_Set problem_
Copy only what lies from the line containing "Give me the Apache" through the line containing "45.2, 44.8, 44.2];" in the entries below, keeping both end lines exact and dropping every picture.

## start Data shown

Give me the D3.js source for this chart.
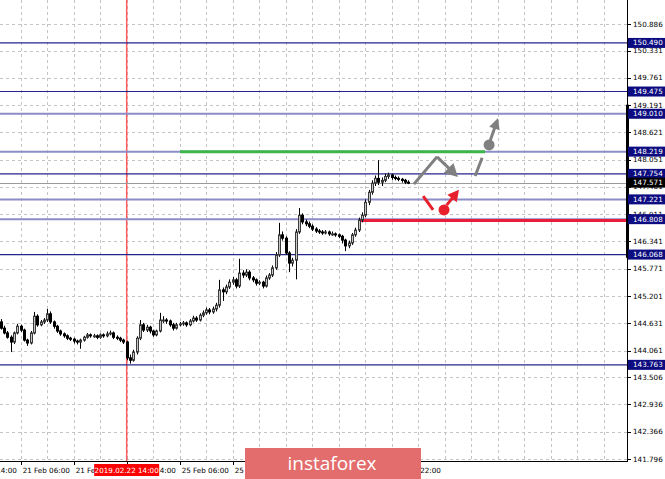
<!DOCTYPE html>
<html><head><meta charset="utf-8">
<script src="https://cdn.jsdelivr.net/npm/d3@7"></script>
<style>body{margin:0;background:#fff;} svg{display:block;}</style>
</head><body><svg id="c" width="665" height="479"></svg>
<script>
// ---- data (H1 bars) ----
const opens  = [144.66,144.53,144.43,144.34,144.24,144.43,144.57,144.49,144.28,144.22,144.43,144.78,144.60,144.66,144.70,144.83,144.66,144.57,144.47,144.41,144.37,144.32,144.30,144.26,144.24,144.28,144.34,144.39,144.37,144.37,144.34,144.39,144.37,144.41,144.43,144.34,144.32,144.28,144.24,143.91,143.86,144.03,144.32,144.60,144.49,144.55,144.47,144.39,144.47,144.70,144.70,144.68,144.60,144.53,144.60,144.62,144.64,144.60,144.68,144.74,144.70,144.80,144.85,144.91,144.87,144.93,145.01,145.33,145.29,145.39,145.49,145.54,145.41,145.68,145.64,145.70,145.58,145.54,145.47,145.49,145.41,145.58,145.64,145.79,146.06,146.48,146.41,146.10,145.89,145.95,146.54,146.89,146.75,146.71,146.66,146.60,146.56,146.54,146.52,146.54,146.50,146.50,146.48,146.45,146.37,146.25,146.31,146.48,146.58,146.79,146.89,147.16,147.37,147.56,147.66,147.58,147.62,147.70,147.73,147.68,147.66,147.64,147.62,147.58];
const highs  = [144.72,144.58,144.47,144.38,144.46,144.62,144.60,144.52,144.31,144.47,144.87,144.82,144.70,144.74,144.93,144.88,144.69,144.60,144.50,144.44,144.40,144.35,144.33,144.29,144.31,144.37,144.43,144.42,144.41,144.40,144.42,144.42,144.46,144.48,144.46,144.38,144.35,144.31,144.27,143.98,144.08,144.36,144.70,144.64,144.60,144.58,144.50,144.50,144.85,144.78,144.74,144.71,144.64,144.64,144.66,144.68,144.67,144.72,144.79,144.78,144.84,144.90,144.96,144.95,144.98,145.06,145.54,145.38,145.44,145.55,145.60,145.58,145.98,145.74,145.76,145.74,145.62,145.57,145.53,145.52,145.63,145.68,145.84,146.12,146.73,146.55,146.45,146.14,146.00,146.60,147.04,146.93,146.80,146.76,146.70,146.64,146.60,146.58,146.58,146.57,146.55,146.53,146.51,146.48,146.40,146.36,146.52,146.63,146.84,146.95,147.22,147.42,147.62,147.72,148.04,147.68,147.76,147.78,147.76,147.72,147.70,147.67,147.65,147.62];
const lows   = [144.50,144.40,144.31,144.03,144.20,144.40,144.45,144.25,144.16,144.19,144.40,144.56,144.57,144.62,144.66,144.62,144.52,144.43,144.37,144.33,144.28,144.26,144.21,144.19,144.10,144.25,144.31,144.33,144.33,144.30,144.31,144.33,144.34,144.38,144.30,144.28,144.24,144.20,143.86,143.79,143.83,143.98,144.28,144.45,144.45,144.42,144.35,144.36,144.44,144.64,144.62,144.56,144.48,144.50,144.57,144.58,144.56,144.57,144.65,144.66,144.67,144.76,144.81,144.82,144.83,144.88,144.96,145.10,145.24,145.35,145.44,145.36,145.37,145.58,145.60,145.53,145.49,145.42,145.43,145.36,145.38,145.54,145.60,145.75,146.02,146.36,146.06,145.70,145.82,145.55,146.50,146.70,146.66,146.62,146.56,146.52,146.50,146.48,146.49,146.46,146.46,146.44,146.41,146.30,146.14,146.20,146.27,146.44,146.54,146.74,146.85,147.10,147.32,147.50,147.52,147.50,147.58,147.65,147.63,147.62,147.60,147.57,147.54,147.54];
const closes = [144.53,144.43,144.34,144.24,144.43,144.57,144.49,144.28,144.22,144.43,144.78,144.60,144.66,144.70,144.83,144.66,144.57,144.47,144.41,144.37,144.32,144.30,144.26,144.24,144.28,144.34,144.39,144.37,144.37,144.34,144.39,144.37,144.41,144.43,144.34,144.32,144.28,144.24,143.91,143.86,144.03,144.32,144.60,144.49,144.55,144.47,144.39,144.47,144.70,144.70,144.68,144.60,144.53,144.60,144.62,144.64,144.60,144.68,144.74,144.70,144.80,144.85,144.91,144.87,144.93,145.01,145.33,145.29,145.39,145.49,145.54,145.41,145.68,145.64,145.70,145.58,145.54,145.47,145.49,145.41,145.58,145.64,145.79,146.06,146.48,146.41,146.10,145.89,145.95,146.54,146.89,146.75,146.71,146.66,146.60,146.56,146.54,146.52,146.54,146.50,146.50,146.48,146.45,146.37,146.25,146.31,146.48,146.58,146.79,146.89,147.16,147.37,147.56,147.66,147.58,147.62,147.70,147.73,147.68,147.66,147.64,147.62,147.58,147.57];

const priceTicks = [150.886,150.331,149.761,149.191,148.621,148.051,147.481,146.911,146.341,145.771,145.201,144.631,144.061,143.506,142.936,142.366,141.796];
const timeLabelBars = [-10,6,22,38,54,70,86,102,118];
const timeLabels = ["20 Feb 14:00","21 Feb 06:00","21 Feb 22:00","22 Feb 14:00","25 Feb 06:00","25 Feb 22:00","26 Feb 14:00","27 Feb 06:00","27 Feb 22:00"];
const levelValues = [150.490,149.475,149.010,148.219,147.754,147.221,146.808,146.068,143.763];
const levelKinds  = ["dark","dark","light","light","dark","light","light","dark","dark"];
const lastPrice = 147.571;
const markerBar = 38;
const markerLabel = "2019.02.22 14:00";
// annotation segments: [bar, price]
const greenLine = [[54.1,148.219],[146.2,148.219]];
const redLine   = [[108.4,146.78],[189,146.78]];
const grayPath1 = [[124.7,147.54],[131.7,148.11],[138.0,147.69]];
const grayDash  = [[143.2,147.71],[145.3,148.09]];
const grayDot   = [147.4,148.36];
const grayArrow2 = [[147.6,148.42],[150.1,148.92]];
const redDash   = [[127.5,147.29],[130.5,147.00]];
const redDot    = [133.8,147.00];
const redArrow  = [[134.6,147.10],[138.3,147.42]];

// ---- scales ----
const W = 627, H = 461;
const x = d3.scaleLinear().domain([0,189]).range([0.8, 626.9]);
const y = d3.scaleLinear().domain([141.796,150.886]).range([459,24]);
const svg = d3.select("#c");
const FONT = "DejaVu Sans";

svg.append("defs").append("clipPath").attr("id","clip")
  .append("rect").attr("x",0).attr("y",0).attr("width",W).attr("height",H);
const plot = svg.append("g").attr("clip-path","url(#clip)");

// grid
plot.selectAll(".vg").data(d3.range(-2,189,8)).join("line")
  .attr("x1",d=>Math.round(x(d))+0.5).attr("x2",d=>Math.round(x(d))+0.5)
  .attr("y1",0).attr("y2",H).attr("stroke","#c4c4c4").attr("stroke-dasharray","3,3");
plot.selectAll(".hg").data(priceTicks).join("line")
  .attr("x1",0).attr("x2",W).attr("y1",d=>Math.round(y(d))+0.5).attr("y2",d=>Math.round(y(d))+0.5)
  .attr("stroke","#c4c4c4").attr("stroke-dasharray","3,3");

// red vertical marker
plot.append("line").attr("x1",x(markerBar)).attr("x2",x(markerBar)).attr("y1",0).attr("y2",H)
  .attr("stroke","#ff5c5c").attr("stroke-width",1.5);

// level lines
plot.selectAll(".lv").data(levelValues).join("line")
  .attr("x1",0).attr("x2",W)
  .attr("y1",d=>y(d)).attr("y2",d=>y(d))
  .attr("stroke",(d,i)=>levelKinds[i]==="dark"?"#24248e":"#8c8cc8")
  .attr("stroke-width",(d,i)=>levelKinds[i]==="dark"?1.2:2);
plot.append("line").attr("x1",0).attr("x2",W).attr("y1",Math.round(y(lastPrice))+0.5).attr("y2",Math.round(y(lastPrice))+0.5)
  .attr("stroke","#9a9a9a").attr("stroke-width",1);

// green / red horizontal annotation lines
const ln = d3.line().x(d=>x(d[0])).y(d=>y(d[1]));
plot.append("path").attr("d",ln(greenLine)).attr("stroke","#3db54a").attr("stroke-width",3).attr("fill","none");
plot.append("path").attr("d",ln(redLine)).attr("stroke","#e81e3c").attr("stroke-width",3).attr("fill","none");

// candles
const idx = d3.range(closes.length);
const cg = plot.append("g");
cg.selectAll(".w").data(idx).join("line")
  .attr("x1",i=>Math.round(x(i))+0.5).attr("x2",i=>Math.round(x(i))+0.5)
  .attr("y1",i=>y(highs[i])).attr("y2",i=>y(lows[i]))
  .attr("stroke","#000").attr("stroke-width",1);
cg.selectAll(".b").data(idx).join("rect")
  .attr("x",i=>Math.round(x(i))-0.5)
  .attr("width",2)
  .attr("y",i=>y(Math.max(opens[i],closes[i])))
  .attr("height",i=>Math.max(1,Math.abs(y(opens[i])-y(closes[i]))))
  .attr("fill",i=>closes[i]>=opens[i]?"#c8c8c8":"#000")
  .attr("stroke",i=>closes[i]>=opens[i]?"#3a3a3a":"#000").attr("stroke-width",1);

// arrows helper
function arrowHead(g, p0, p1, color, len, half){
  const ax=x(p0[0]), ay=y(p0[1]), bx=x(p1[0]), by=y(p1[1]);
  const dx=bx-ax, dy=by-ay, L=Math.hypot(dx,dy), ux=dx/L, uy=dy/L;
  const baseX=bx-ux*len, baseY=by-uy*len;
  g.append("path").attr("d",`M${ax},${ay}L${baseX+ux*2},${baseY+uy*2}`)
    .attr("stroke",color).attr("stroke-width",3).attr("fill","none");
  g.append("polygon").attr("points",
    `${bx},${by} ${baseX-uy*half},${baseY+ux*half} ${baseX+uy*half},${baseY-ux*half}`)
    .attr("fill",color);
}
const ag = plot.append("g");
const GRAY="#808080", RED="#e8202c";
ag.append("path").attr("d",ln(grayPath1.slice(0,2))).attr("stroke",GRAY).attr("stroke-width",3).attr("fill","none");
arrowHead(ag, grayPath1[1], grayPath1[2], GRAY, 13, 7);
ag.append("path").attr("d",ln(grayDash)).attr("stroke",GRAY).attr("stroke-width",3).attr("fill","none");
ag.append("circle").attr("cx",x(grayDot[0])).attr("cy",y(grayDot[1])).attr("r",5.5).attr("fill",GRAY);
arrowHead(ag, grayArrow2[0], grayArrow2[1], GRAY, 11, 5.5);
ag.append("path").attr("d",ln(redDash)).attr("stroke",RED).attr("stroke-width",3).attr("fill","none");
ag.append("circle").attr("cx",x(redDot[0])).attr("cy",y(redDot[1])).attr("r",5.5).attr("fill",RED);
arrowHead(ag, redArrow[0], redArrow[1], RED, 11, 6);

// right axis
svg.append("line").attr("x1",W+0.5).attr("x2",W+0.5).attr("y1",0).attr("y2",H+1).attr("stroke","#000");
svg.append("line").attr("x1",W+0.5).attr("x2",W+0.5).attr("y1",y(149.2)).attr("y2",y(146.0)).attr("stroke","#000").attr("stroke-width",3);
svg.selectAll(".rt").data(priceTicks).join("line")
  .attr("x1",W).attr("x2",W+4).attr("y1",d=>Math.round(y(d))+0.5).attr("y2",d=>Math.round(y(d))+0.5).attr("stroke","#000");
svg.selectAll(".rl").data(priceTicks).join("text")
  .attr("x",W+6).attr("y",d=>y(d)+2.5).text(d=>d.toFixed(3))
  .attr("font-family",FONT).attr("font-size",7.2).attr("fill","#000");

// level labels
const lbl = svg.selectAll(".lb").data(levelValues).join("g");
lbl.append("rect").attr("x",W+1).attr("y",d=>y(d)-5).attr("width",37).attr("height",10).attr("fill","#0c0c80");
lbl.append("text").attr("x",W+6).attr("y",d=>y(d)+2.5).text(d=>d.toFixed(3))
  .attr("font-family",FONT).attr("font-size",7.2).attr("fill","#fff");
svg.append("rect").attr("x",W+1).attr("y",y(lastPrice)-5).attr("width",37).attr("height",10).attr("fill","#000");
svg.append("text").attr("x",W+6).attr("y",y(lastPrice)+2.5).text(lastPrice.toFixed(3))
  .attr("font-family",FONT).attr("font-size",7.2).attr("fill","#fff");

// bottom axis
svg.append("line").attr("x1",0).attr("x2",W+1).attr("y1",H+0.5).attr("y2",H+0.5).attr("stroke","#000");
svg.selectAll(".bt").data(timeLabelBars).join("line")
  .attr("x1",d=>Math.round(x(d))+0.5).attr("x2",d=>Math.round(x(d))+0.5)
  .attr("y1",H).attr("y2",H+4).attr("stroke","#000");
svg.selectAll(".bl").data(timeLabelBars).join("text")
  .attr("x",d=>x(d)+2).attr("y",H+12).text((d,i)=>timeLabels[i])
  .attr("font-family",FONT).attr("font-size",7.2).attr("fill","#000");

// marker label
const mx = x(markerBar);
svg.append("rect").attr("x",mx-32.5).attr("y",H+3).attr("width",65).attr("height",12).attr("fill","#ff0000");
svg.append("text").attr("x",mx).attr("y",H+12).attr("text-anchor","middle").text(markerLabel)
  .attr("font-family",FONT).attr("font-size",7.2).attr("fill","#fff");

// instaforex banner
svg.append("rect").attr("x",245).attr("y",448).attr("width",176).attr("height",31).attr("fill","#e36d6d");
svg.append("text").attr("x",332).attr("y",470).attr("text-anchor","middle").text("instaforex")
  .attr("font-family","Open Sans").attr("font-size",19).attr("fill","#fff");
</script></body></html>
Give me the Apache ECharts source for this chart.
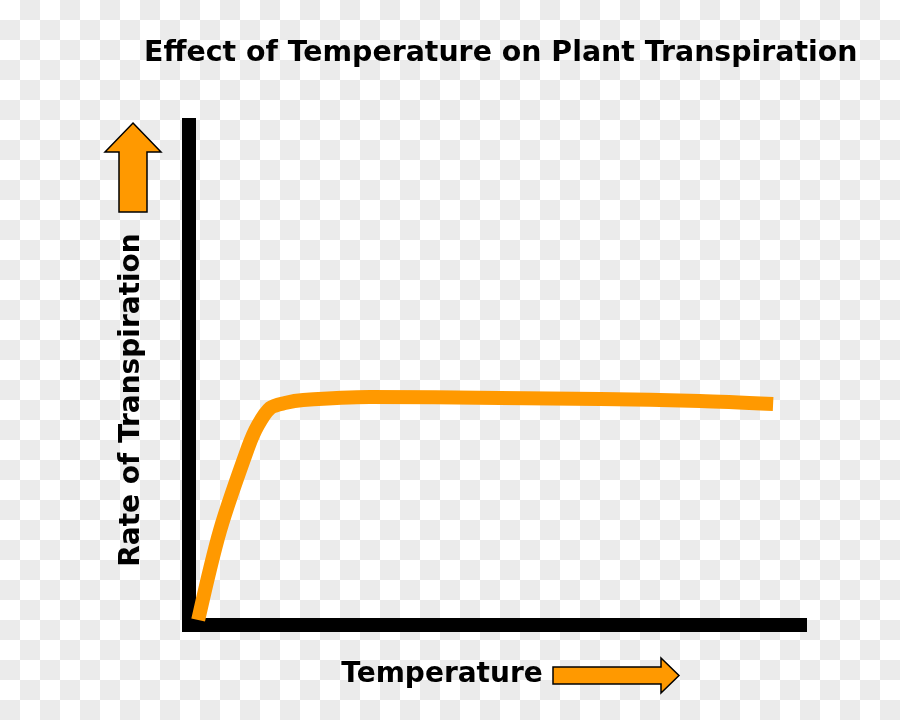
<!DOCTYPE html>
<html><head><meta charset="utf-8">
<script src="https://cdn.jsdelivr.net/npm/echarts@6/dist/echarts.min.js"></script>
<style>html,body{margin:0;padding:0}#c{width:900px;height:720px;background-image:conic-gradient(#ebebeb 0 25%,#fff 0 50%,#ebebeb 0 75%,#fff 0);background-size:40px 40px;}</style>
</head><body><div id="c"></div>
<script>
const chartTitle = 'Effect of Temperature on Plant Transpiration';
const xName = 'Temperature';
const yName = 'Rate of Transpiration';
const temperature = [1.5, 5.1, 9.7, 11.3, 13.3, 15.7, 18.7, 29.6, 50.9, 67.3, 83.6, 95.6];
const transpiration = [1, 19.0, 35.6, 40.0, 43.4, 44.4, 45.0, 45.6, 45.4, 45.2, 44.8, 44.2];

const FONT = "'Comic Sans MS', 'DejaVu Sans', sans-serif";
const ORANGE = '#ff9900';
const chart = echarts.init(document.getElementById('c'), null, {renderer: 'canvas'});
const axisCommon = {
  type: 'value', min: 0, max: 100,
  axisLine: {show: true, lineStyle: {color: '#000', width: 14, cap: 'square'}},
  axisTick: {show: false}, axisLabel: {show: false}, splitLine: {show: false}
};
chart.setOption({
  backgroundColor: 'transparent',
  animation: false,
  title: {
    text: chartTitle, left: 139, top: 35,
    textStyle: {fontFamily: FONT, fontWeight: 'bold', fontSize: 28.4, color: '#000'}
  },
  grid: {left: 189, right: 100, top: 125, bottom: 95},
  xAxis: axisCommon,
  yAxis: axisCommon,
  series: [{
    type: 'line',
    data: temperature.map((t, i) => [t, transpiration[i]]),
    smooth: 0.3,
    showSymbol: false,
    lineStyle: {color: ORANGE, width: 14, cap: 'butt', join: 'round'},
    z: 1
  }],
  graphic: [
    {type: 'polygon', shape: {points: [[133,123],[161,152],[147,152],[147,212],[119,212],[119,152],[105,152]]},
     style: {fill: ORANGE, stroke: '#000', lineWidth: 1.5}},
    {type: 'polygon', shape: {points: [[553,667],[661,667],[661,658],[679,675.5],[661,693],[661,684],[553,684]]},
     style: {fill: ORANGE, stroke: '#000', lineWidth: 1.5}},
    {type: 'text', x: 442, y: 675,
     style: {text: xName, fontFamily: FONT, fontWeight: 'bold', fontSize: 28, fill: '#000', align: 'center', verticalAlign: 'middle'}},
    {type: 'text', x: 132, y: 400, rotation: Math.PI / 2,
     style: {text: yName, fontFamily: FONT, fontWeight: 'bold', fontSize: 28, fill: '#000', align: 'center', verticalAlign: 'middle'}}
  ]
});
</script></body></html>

## end Data shown

_Correct output_
Give me the Apache ECharts source for this chart.
<!DOCTYPE html>
<html><head><meta charset="utf-8">
<script src="https://cdn.jsdelivr.net/npm/echarts@6/dist/echarts.min.js"></script>
<style>html,body{margin:0;padding:0}#c{width:900px;height:720px;background-image:conic-gradient(#ebebeb 0 25%,#fff 0 50%,#ebebeb 0 75%,#fff 0);background-size:40px 40px;}</style>
</head><body><div id="c"></div>
<script>
const chartTitle = 'Effect of Temperature on Plant Transpiration';
const xName = 'Temperature';
const yName = 'Rate of Transpiration';
const temperature = [1.5, 5.1, 9.7, 11.3, 13.3, 15.7, 18.7, 29.6, 50.9, 67.3, 83.6, 95.6];
const transpiration = [1, 19.0, 35.6, 40.0, 43.4, 44.4, 45.0, 45.6, 45.4, 45.2, 44.8, 44.2];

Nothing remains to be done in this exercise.